Explanation on drift speed vs. speed:
Electrons move in random directions in very high speeds. When we talk about the current speed, we are talking about drift speed. The electron moves in different random directions inside the material, then collides with another particle, loses all it's speed and starts moving in a new random direction. When an electric field is applied, then the electron will move slightly more to a single direction, and thus drift in that direction. This is also why the current speed and not acceleration is relative to the force applied. A good video explaining this subject
Final conclusion:
What we have here is a post (and I would even go so far as call it a rant) that kids smaller than 14 aren't taught university undergraduate and graduate level physics, with all the fine nuances. While in some cases the source may have merit and a viable point if it was addressing that non-physics students (like EE, CS, MEC and others) are taught over simplified physics, the source doesn't address them, but, instead addresses small children in elementary school. Even if to claim that this is addressed to grown people who don't work at physics related jobs, or have physics related occupations would be, it would still be way too petty, as people who don't need the exact details, could be left very well with a basic understanding of the subject.
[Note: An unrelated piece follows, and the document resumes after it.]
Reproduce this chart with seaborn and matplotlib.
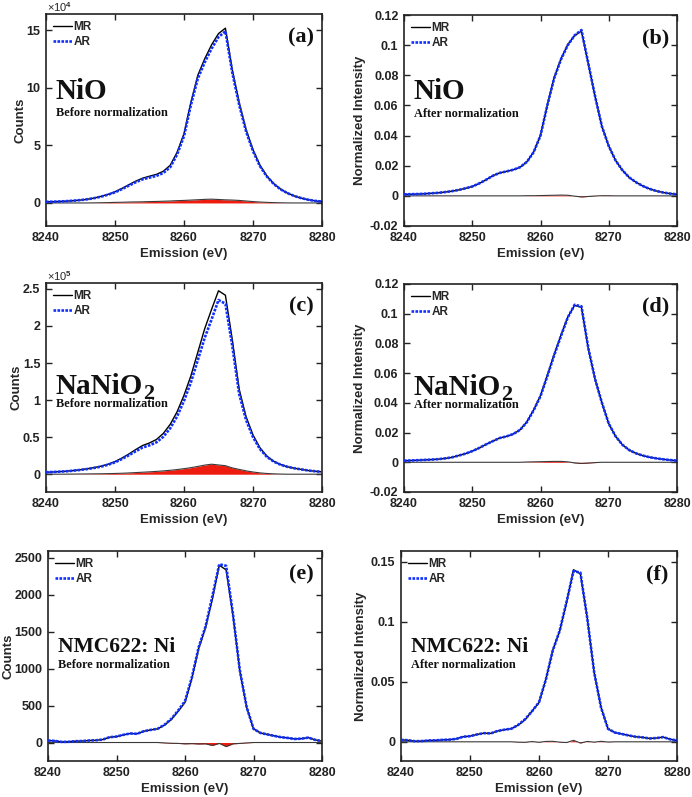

You can't explain physics at the level that the source demands without a lot of time being spent at explaining and learning all the subjects that are needed for a full and real understanding, including high level math, basic (university basic = high-school advanced) chemistry, and the physics that is at the core of those laws, including, particle physics, relativity theory, quantum mechanics, statistical physics, thermodynamics, EM theory and maybe even more, go to any college or university web site, look at the list of courses needed to be taken by students before they take the solid state physics course, this all you need to know to understand, why certain particles can conduct in certain material and other in other materials.
Because a full explanation is a very very very long and hard explanation, it's better to leave people and especially kids with some basic knowledge of the principals behind the phenomenons that they see every day, than to leave then with no explanation at all.
You can see from the source material at the undergraduate level that I provide here, that all those nuances and fine details are taught to students that learn the subject at the university, and that there isn't a fear of a physicist who thinks that protons don't have a charge associated with them.
Sources for other subjects touched on here:
Particle physics: No course book, but you can see a full Stanford course on this subject on You Tube
Semiconductors and Solid State Physics: Solid State Physics /Ashcroft & Mermin
*- Electromagnetic theory also knows to deal with magnetic currents, i.e. the displacement of magnetic charge. But since magnetic charge carriers were never found in nature, this is a purely theoretical aspect of the EM theory.